My friend and I launched from Cousins Island at around 10 am or so; we just planned on a light day of paddling to give a chance to explore a couple of Islands along the way. We headed south along Cousins Island, then turning towards the southeast after passing the power plant. The day started off a little on the cool side, but quickly warmed up as the sun made it's way higher in the sky. The water is still very cool at time of year, so a dry suit is a mandatory part of ones paddling wardrobe. We decide to chart our course between Chebeague and little Chebeague Island's to make our way towards an old ship wreck that is located in Chivericks Cove along the northeastern shore of Long Island. During high tide the wreck is only partially visible, but during low tide, many of the ships ribs rise out of the water some 10 to 12 feet.. We stopped on the sand bar that connects Chebeague and Little Chebeague Islands during low tide and then decided to head farther down to get out and explore the island some more. Little Chebeague Island is open to the public and is also part of the Maine Island trail. During the late 1800's the island was home to a hotel and resort community. Thanks to Dick Innes, a local historian, the public can walk the trail and sign system that he has created on the Island. The remains of these building still exist, although they are unsafe to enter. A Steel building on the southeast side of the Island was used by the military during the Second World War.

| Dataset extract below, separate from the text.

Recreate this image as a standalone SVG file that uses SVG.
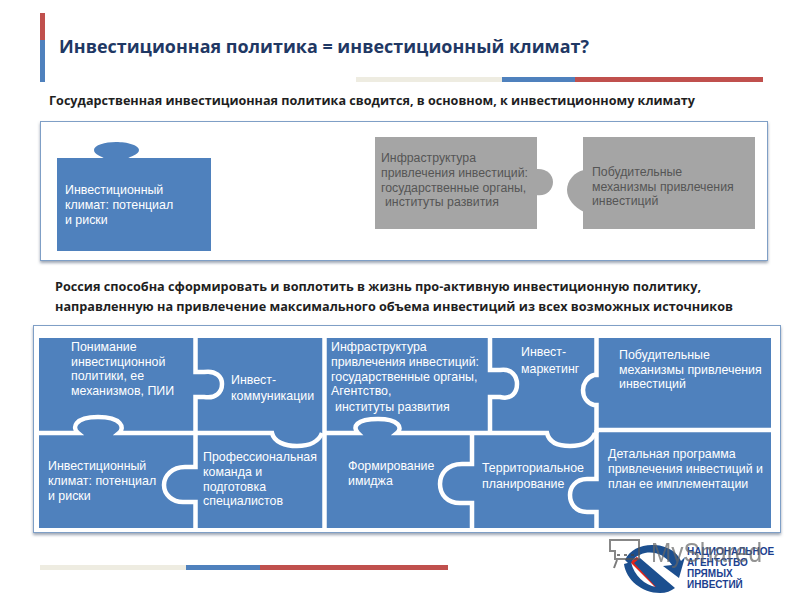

After finding a suitable place to land the kayaks, my friend and I took some time time to hike the trails that wind their way through this little island. The weather has taken a toll on many of the signs, but most are still readable and included photos of what the cottages once looked like before they succumbed to the weather. After spending some time hiking around the island and eating a small lunch, we headed southwest for a little ways a then turned westward towards Clapboard Island. We then made our way back to Cousins Island along a northeast track that took us along the eastern side of Clapboard and Sturdivant Islands. As we approached the Sandy Point Ledges, which are located between Cousins Island and the mainland, we were followed by a couple of harbor seals that call Casco Bay home. The route took us through 13 miles of Casco's waters, which is not a long paddle by any means. It was great to just spend a full day out on the water and taking the time to hike one of the many islands that can be found in Casco Bay. Please keep in mind that not all islands in the bay are open to the public. Plan your trip ahead of time and research which islands are open to the public. Remember that when you do make a stop on a public island to stay on the designated trails, do not build fires and to "leave no trace".